For years she had seemed unable to avoid the glare of publicity. Thus it came as a surprise when word leaked that Tobacco Heiress Doris Duke, 58, has for two years sung as a chorister in an almost all-black gospel choir in Nutley, New Jersey's First Baptist Church. Along with the other 100 members of the Angelic Choir, Doris goes to Friday-night choir practice, tours along with the gospelers, and occasionally invites them all up to her 2,500-acre estate in Somerville. "We know Doris is a millionaire," said Pastor Lawrence Roberts. "But all those who walk in the ways of the Lord are millionaires."
Conspiracies are the specialty of New Orleans District Attorney Jim Garrison. And his reputation was firmly established during his two-year prosecution of Businessman Clay Shaw on a charge of conspiring to assassinate President John F. Kennedy. Now U.S. Attorney General John Mitchell has charged Garrison with indulging in some conspiring of his own: accepting bribes to protect illegal pinball machines. After allegedly receiving the latest installment of $1,000 in marked $50 bills, Garrison was arrested, fingerprinted, and released on $5,000 bond. "I've never accepted a dollar in my life," he snapped.
His life in the South was hard and the treatment he received at the University of Mississippi, where he was the first known Negro student, was something less than cordial. So it seems strange that James Meredith should want to go back. But after spending six troubled years in New York City, where he lost $20,000 as a landlord, and was sentenced to two days in jail for harassing his tenants, Meredith has abandoned the North to return to Jackson, Miss., where he will campaign to obtain more economic power for blacks. "The South," Meredith announced, "is a more livable place for blacks than any other place in the nation."

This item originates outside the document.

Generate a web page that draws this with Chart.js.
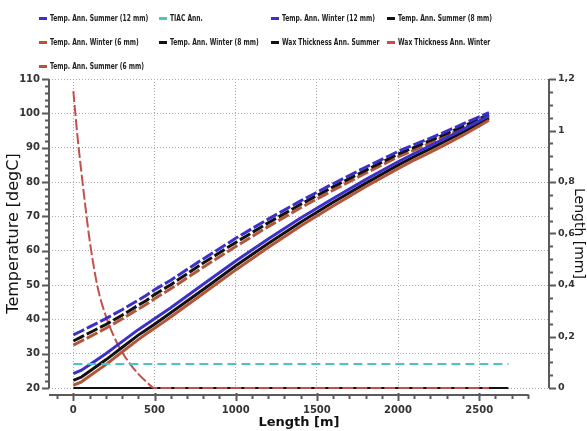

"He loves antiques and I think that's why he fell for me," rumbled British Actress Hermione Gingold, announcing that romance--and perhaps even the prospect of marriage--has entered her 73-year-old life. Her fiance, Beaudoin Mills, whom the actress described as tall, thin, handsome "and younger than me," is an English antique dealer. "You know all those stories about old men marrying young girls," Hermione noted. "Well, I'm striking a blow for Women's Lib by reversing that." What effect would the engagement have on her? "Almost none, except that it feels nice. And I suppose you could say I'm not in the marriage market any longer."